The Bible reflects many attitudes to death, ranging from belief that death is a judgement for sin (and its prolonged deferral a reward for righteousness), through resigned acceptance of the inevitable and inexplicable, to the belief in the goodness of both the Creator and the creation which eventually found expression in a theology of resurrection. A Christian attitude to death is inseparable from the biblical accounts of the resurrection of Jesus Christ and his followers’ experience of the saving power of his renewed presence. Yet even on this central issue the biblical account is varied. The fourth Gospel sees the whole of Jesus’ ministry as an expression of glory in which death itself is an act of triumph and resurrection an inevitable conclusion. The cry of abandonment in Matthew and Mark and of resignation in Luke reflect another perception of Jesus’ experience of death. Early Christians who expected the imminent return of the Lord were particularly threatened by the death of fellow–believers who might, it was assumed, be deprived of full participation in the realization of the new age. The author of the Epistle to the Hebrews developed a theology of the death of Jesus as a “school of suffering.” And so on. There is no single biblical attitude to death, not even to the death of Jesus. The biblical narratives and letters reflect a mixture of grief and hope, suffering and glory. This mixture is found in Jesus’ attitude to his own death and in his followers’ attitude to his death and the death of other members of their company.
It is entirely fitting that Christian funerals reflect these various dimensions of the experience of death. Faith is not only belief: faith embraces even its own shadow, which is doubt. Liturgical expressions of faith and hope in the face of death should consequently leave room for the radical sense of anxiety and loss which the mourners experience. They should also enable, rather than deny, the grief process about which so much has been learned in recent years. On the other hand, Christian funerals should not become unrelieved expressions of anguish and despair: there is a time for thanksgiving even in the midst of mourning.This note of thanksgiving even in a time of tears explains, in part, the ancient association of Christian funerals with celebrations of the eucharist. Thanksgiving for the death and victory of the Christ vibrates with different and more basic tones at the time of the death of a fellow disciple. Further, the bread and wine of holy communion, that foretaste of the messianic banquet, convey an experience of the solidarity of the Christian community which is particularly appropriate to the moment. All our experience of the kingdom of God takes place between the poles of “already” and “not yet,” a tension which is only temporarily resolved for us when we remember with thanks the basic Christian story, and in the case of a funeral, the story of this particular Christian as well.
Christian funerals have been shaped over the centuries by a variety of notions of what happens to those who have died. In earlier centuries the idea of solidarity was paramount: the Church was a single body moving towards an ultimate destiny which neither living nor dead had yet experienced. This view of things gradually gave way to a more individualistic preoccupation with immediate personal destiny.
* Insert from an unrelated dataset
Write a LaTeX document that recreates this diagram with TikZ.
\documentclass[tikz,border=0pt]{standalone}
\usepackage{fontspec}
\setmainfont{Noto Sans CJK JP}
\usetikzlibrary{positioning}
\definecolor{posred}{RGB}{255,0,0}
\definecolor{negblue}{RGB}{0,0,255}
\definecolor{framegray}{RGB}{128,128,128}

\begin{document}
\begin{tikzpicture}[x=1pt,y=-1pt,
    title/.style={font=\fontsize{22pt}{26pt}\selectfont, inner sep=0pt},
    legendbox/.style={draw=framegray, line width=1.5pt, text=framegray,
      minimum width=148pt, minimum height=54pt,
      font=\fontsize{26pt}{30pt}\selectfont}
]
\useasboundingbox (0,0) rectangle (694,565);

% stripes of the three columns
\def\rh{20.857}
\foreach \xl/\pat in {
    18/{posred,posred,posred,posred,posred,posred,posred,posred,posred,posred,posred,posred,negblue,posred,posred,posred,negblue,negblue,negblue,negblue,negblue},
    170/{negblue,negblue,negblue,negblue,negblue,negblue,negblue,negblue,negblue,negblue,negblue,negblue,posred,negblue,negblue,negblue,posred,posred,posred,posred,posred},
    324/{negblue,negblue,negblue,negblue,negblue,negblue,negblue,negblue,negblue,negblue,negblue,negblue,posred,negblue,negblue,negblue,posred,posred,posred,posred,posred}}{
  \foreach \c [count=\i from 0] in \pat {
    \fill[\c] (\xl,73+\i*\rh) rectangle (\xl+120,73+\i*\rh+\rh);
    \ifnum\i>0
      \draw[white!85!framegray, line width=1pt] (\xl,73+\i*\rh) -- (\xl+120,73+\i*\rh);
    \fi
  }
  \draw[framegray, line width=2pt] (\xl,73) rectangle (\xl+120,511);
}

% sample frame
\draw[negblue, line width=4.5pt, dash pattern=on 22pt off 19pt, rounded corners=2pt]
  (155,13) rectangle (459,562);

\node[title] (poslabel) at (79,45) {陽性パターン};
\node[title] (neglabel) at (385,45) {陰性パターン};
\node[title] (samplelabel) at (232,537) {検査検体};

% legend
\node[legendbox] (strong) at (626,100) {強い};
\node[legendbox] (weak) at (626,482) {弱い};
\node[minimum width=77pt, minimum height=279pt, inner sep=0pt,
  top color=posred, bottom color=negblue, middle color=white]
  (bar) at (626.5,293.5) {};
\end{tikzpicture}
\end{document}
Pagan influences also entered the scheme and it is sometimes unclear if prayers for the rest and peace of the deceased were intended to secure their welfare or the protection of their survivors. Certainly much Christian piety became an expression of identification with the individual soul in its ongoing purgation and development rather than with the whole redeemed humanity of which that individual is a significant but not distinguishable member. These nuances of piety can be helpful if they are held in some kind of balance and with a strong sense of their symbolic structure. They are less helpful, and even destructive, when they are held with conviction in their exact and literal correspondence to an unseen reality. For the truth is that we do not know the condition of the dead, and while faith may consign their well–being to the creative and redemptive remembrance of God, everything we say about them remains, as thing said, at the level of symbol. This is precisely the level at which Paul worked when he wrote the great fifteenth chapter of his first letter to the Corinthians, drawing on images of seeds and stars and bodies to communicate his belief in the ultimate transformation of mortal human nature. It is important that funeral liturgies enable people to act at this poetic and symbolic level of their being. The original ministers of funeral liturgies were the family or tribe of the dead person, and this is still true in many parts of the world today. Comparatively little is known about the development of Christian funerals, but it is clear that Christian families, from an early date, chose to celebrate their funeral liturgies within the larger family of the Christian community. Christian cemeteries became places of great importance for the Christian community, especially in times of persecution. The cleric in charge of the burying–place was an important leader of the Church.
An effect of this consignment of the rites of the family to the care of the larger Christian community was the gradual withdrawal of responsibility from the immediate family and friends of the dead person. The Church gradually took on roles which once had been the inalienable responsibility of the family or tribe and the secularization of this process in more recent times has led to the development of a profession which relieves bereaved families of many burdens but also sometimes functions as a barrier between families and
their funeral rites.
It is important to note that funerals are the property of neither undertakers nor clergy. They belong to the circle of family and friends of the person who has died and, when that circle is Christian, they find an appropriate setting in the larger Christian fellowship. Both undertakers and clergy may provide valued support and resources, and clergy have a particular responsibility to make sure that the rituals observed (at least those which take place in church) are appropriate expressions of Christian faith and hope. The family and friends who come to bury their dead should be encouraged to take an active role in the liturgy.
Funeral rites, unlike most other liturgical observances, normally consist of a number of distinct liturgical events spread over a period of time, usually several days. They may include such elements as prayers in the home, prayers in the presence of the body (whether in the home or in church or in an undertaker’s premises), the reception of the body at the church, a liturgy of the word in an undertaker’s chapel, a liturgy of the word (and possibly of the sacrament) in church, the committal of the body to the grave, the flames, or the sea, and the disposal of ashes at a later date. Obviously not all of these elements will be observed in each case. The resources which follow are, however, intended to provide for these various events and aspects of a funeral, with such adaptation as may be necessary. The family and friends of the dead person are encouraged to consult as early as possible with the priest or other person responsible in their parish, as well as with the undertaker who may be involved, to plan the various events which will constitute the funeral.